Brief. Quote every line below exactly and skip any picture.

Recorded information.
──────

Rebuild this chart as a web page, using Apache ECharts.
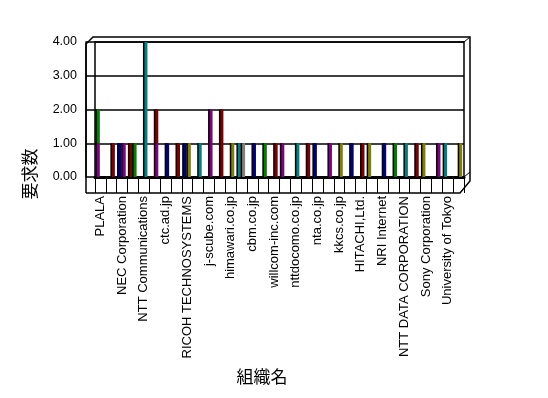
<!DOCTYPE html>
<html>
<head>
<meta charset="utf-8">
<script src="https://cdn.jsdelivr.net/npm/echarts@6/dist/echarts.min.js"></script>
<style>
  html, body { margin: 0; padding: 0; background: #fff; }
  #chart { width: 548px; height: 398px; }
</style>
</head>
<body>
<div id="chart"></div>
<script>
// 組織ごとの要求数 (ラベルは1つおきにしか表示されていない)
const categories = [
  'PLALA', '', 'NEC Corporation', '', 'NTT Communications', '', 'ctc.ad.jp', '',
  'RICOH TECHNOSYSTEMS', '', 'j-scube.com', '', 'himawari.co.jp', '', 'cbm.co.jp', '',
  'willcom-inc.com', '', 'nttdocomo.co.jp', '', 'nta.co.jp', '', 'kkcs.co.jp', '',
  'HITACHI,Ltd.', '', 'NRI Internet', '', 'NTT DATA CORPORATION', '', 'Sony Corporation', '',
  'University of Tokyo', ''
]
const yTickLabels = ['0.00', '1.00', '2.00', '3.00', '4.00']

// left column of each category
const slotAValues = [1, null, 1, 1, null, null, null, null, 1, null, null, null, null, 1, null, null,
  null, 1, null, null, 1, null, null, null, null, 1, null, null, null, null, 1, null, 1, null]
const slotAGroups = ['purple', null, 'navy', 'maroon', null, null, null, null, 'navy', null, null, null, null, 'teal', null, null,
  null, 'purple', null, null, 'navy', null, null, null, null, 'olive', null, null, null, null, 'olive', null, 'teal', null]

// right column of each category
const slotBValues = [null, 1, 1, 1, 4, 1, 1, 1, 1, 1, 2, 2, 1, 1, 1, 1,
  1, null, 1, 1, null, 1, 1, 1, 1, null, 1, 1, 1, 1, null, 1, null, 1]
const slotBGroups = [null, 'maroon', 'purple', 'green', 'teal', 'purple', 'navy', 'maroon', 'olive', 'teal', 'purple', 'maroon', 'olive', 'gray', 'navy', 'green',
  'maroon', null, 'teal', 'maroon', null, 'purple', 'olive', 'navy', 'maroon', null, 'navy', 'green', 'teal', 'maroon', null, 'purple', null, 'olive']

// stacked on top
const topAValues = [1, null, null, null, null, null, null, null, null, null, null, null, null, null, null, null,
  null, null, null, null, null, null, null, null, null, null, null, null, null, null, null, null, null, null]
const topAGroups = ['green']
const topBValues = [null, null, null, null, null, 1, null, null, null, null, null, null, null, null, null, null,
  null, null, null, null, null, null, null, null, null, null, null, null, null, null, null, null, null, null]
const topBGroups = [null, null, null, null, null, 'maroon']

const palette = {
  purple: '#800080',
  maroon: '#800000',
  navy: '#000080',
  green: '#008000',
  teal: '#008080',
  olive: '#808000',
  gray: '#808080'
}

const toData = (values, groups) => values.map((v, i) => {
  if (v == null) return null
  return { value: v, itemStyle: { color: palette[groups[i]] } }
})

const barStyle = {
  borderWidth: 0,
  shadowColor: '#000',
  shadowBlur: 0,
  shadowOffsetX: -1.5,
  shadowOffsetY: 0
}

const makeSeries = (name, stack, values, groups) => ({
  name: name,
  type: 'bar',
  stack: stack,
  barWidth: 3,
  barGap: '40%',
  data: toData(values, groups),
  itemStyle: barStyle,
  emphasis: { disabled: true },
  animation: false
})

const chart = echarts.init(document.getElementById('chart'))

const option = {
  backgroundColor: '#fff',
  animation: false,
  textStyle: { fontFamily: 'Liberation Sans, Arial, sans-serif', color: '#000' },
  grid: {
    left: 95,
    top: 42,
    width: 369,
    height: 135,
    show: true,
    borderColor: '#000',
    borderWidth: 1.5,
    backgroundColor: '#fff',
    containLabel: false,
    outerBoundsMode: 'none'
  },
  xAxis: [
    {
      type: 'category',
      data: categories,
      axisLine: { show: true, lineStyle: { color: '#000', width: 3 } },
      axisTick: { show: true, length: 16, alignWithLabel: false, lineStyle: { color: '#000', width: 1 } },
      axisLabel: {
        interval: 0,
        rotate: 90,
        margin: 19,
        fontSize: 13,
        color: '#000',
        fontFamily: 'Liberation Sans, Arial, sans-serif'
      },
      splitLine: { show: false }
    }
  ],
  yAxis: {
    type: 'value',
    min: 0,
    max: 4,
    interval: 1,
    offset: 9,
    axisLine: { show: true, lineStyle: { color: '#000', width: 1.5 } },
    axisTick: { show: true, inside: true, length: 9, lineStyle: { color: '#000', width: 1.5 } },
    axisLabel: {
      margin: 9,
      fontSize: 12.5,
      color: '#000',
      formatter: v => yTickLabels[v]
    },
    splitLine: { show: true, lineStyle: { color: '#000', width: 1.5 } }
  },
  graphic: [
    // 3D枠
    {
      type: 'polyline',
      silent: true,
      shape: { points: [[86, 193], [86, 44], [93, 37], [470, 37], [470, 181], [460, 193], [86, 193]] },
      style: { stroke: '#000', lineWidth: 1.5, fill: null }
    },
    {
      type: 'line',
      silent: true,
      shape: { x1: 464, y1: 42, x2: 470, y2: 37 },
      style: { stroke: '#000', lineWidth: 1 }
    },
    {
      type: 'line',
      silent: true,
      shape: { x1: 464, y1: 177, x2: 470, y2: 172 },
      style: { stroke: '#000', lineWidth: 1 }
    },
    {
      type: 'text',
      silent: true,
      x: 30,
      y: 174,
      rotation: Math.PI / 2,
      style: {
        text: '要求数',
        fontSize: 17,
        fontFamily: 'Noto Sans CJK JP',
        fill: '#000',
        align: 'center',
        verticalAlign: 'middle'
      }
    },
    {
      type: 'text',
      silent: true,
      x: 262,
      y: 377,
      style: {
        text: '組織名',
        fontSize: 17,
        fontFamily: 'Noto Sans CJK JP',
        fill: '#000',
        align: 'center',
        verticalAlign: 'middle'
      }
    }
  ],
  series: [
    makeSeries('A', 'a', slotAValues, slotAGroups),
    makeSeries('A2', 'a', topAValues, topAGroups),
    makeSeries('B', 'b', slotBValues, slotBGroups),
    makeSeries('B2', 'b', topBValues, topBGroups)
  ]
}

chart.setOption(option)
</script>
</body>
</html>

──────

Exercise response.
Rebuild this chart as a web page, using Apache ECharts.
<!DOCTYPE html>
<html>
<head>
<meta charset="utf-8">
<script src="https://cdn.jsdelivr.net/npm/echarts@6/dist/echarts.min.js"></script>
<style>
  html, body { margin: 0; padding: 0; background: #fff; }
  #chart { width: 548px; height: 398px; }
</style>
</head>
<body>
<div id="chart"></div>
<script>
// 組織ごとの要求数 (ラベルは1つおきにしか表示されていない)
const categories = [
  'PLALA', '', 'NEC Corporation', '', 'NTT Communications', '', 'ctc.ad.jp', '',
  'RICOH TECHNOSYSTEMS', '', 'j-scube.com', '', 'himawari.co.jp', '', 'cbm.co.jp', '',
  'willcom-inc.com', '', 'nttdocomo.co.jp', '', 'nta.co.jp', '', 'kkcs.co.jp', '',
  'HITACHI,Ltd.', '', 'NRI Internet', '', 'NTT DATA CORPORATION', '', 'Sony Corporation', '',
  'University of Tokyo', ''
]
const yTickLabels = ['0.00', '1.00', '2.00', '3.00', '4.00']

// left column of each category
const slotAValues = [1, null, 1, 1, null, null, null, null, 1, null, null, null, null, 1, null, null,
  null, 1, null, null, 1, null, null, null, null, 1, null, null, null, null, 1, null, 1, null]
const slotAGroups = ['purple', null, 'navy', 'maroon', null, null, null, null, 'navy', null, null, null, null, 'teal', null, null,
  null, 'purple', null, null, 'navy', null, null, null, null, 'olive', null, null, null, null, 'olive', null, 'teal', null]

// right column of each category
const slotBValues = [null, 1, 1, 1, 4, 1, 1, 1, 1, 1, 2, 2, 1, 1, 1, 1,
  1, null, 1, 1, null, 1, 1, 1, 1, null, 1, 1, 1, 1, null, 1, null, 1]
const slotBGroups = [null, 'maroon', 'purple', 'green', 'teal', 'purple', 'navy', 'maroon', 'olive', 'teal', 'purple', 'maroon', 'olive', 'gray', 'navy', 'green',
  'maroon', null, 'teal', 'maroon', null, 'purple', 'olive', 'navy', 'maroon', null, 'navy', 'green', 'teal', 'maroon', null, 'purple', null, 'olive']

// stacked on top
const topAValues = [1, null, null, null, null, null, null, null, null, null, null, null, null, null, null, null,
  null, null, null, null, null, null, null, null, null, null, null, null, null, null, null, null, null, null]
const topAGroups = ['green']
const topBValues = [null, null, null, null, null, 1, null, null, null, null, null, null, null, null, null, null,
  null, null, null, null, null, null, null, null, null, null, null, null, null, null, null, null, null, null]
const topBGroups = [null, null, null, null, null, 'maroon']

const palette = {
  purple: '#800080',
  maroon: '#800000',
  navy: '#000080',
  green: '#008000',
  teal: '#008080',
  olive: '#808000',
  gray: '#808080'
}

const toData = (values, groups) => values.map((v, i) => {
  if (v == null) return null
  return { value: v, itemStyle: { color: palette[groups[i]] } }
})

const barStyle = {
  borderWidth: 0,
  shadowColor: '#000',
  shadowBlur: 0,
  shadowOffsetX: -1.5,
  shadowOffsetY: 0
}

const makeSeries = (name, stack, values, groups) => ({
  name: name,
  type: 'bar',
  stack: stack,
  barWidth: 3,
  barGap: '40%',
  data: toData(values, groups),
  itemStyle: barStyle,
  emphasis: { disabled: true },
  animation: false
})

const chart = echarts.init(document.getElementById('chart'))

const option = {
  backgroundColor: '#fff',
  animation: false,
  textStyle: { fontFamily: 'Liberation Sans, Arial, sans-serif', color: '#000' },
  grid: {
    left: 95,
    top: 42,
    width: 369,
    height: 135,
    show: true,
    borderColor: '#000',
    borderWidth: 1.5,
    backgroundColor: '#fff',
    containLabel: false,
    outerBoundsMode: 'none'
  },
  xAxis: [
    {
      type: 'category',
      data: categories,
      axisLine: { show: true, lineStyle: { color: '#000', width: 3 } },
      axisTick: { show: true, length: 16, alignWithLabel: false, lineStyle: { color: '#000', width: 1 } },
      axisLabel: {
        interval: 0,
        rotate: 90,
        margin: 19,
        fontSize: 13,
        color: '#000',
        fontFamily: 'Liberation Sans, Arial, sans-serif'
      },
      splitLine: { show: false }
    }
  ],
  yAxis: {
    type: 'value',
    min: 0,
    max: 4,
    interval: 1,
    offset: 9,
    axisLine: { show: true, lineStyle: { color: '#000', width: 1.5 } },
    axisTick: { show: true, inside: true, length: 9, lineStyle: { color: '#000', width: 1.5 } },
    axisLabel: {
      margin: 9,
      fontSize: 12.5,
      color: '#000',
      formatter: v => yTickLabels[v]
    },
    splitLine: { show: true, lineStyle: { color: '#000', width: 1.5 } }
  },
  graphic: [
    // 3D枠
    {
      type: 'polyline',
      silent: true,
      shape: { points: [[86, 193], [86, 44], [93, 37], [470, 37], [470, 181], [460, 193], [86, 193]] },
      style: { stroke: '#000', lineWidth: 1.5, fill: null }
    },
    {
      type: 'line',
      silent: true,
      shape: { x1: 464, y1: 42, x2: 470, y2: 37 },
      style: { stroke: '#000', lineWidth: 1 }
    },
    {
      type: 'line',
      silent: true,
      shape: { x1: 464, y1: 177, x2: 470, y2: 172 },
      style: { stroke: '#000', lineWidth: 1 }
    },
    {
      type: 'text',
      silent: true,
      x: 30,
      y: 174,
      rotation: Math.PI / 2,
      style: {
        text: '要求数',
        fontSize: 17,
        fontFamily: 'Noto Sans CJK JP',
        fill: '#000',
        align: 'center',
        verticalAlign: 'middle'
      }
    },
    {
      type: 'text',
      silent: true,
      x: 262,
      y: 377,
      style: {
        text: '組織名',
        fontSize: 17,
        fontFamily: 'Noto Sans CJK JP',
        fill: '#000',
        align: 'center',
        verticalAlign: 'middle'
      }
    }
  ],
  series: [
    makeSeries('A', 'a', slotAValues, slotAGroups),
    makeSeries('A2', 'a', topAValues, topAGroups),
    makeSeries('B', 'b', slotBValues, slotBGroups),
    makeSeries('B2', 'b', topBValues, topBGroups)
  ]
}

chart.setOption(option)
</script>
</body>
</html>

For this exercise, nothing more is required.